Brew and Cake now Smile

LithaR · 14/03/2014 19:45

I'm so glad you posted this thread. Not to gate crash but I've had these same vibes about my own ds. Trying to get help for him has only resulted in language and speech therapy referral that I'm still waiting on. He's four now and its becoming more obvious to me that something isn't as it should be. Luckily at least his school has been more proactive but having read this thread I feel I need to push for more from the doctors.

Thank you OP Thanks

RandallFloyd · 15/03/2014 08:29

I would say trust your instincts. You know him better than anyone else. Go back to the doctor and tell them everything, surely they can't ignore you if the school is on-side too.

The way I see it, if there's nothing wrong then no harm done but why take the change of missing something? I get a lot of 'well, they're all so different aren't they' type of comments, but actually no, they're not. Development is a hell of a lot more text book than I ever thought it was. There are small variations, of course there are, but on the whole it follows a pretty standard pattern.

I don't know why people, professionals included, are so insistent on denying these types of issues. If it was physical they wouldn't. If your 2yo wasn't walking they'd be doing something straight away but you tell them he isn't making eye contact and they dismiss it out of hand. It's so frustrating.

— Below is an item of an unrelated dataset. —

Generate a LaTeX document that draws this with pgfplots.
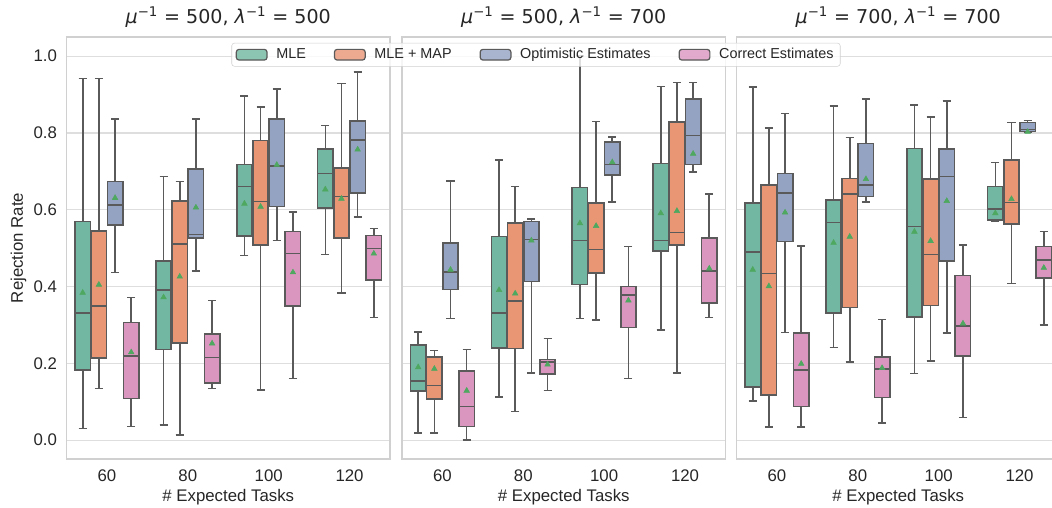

If it wasn't for the help I've had on here there's no way I'd have had the confidence to talk to the doctor like I did and I can almost guarantee I'd have left there with a 'he's very young, let's see how he is in a year' type of response. Thanks to MN I went in knowing I wasn't leaving without a referral and I think the doctor felt that too! There's still a long way to go and I'm quite sure it was the first of many hurdles but it's really given me the confidence to keep going.

There's no way I'm knowledgable enough to give advice but what worked for me (as I was advised to upthread) was doing lots of research and learning the proper medical terms for things. The doctor's attitude changed completely when I started talking in her language.

The help I've had on this thread really has been invaluable, I couldn't be more grateful, I'm so glad it's helped someone else too.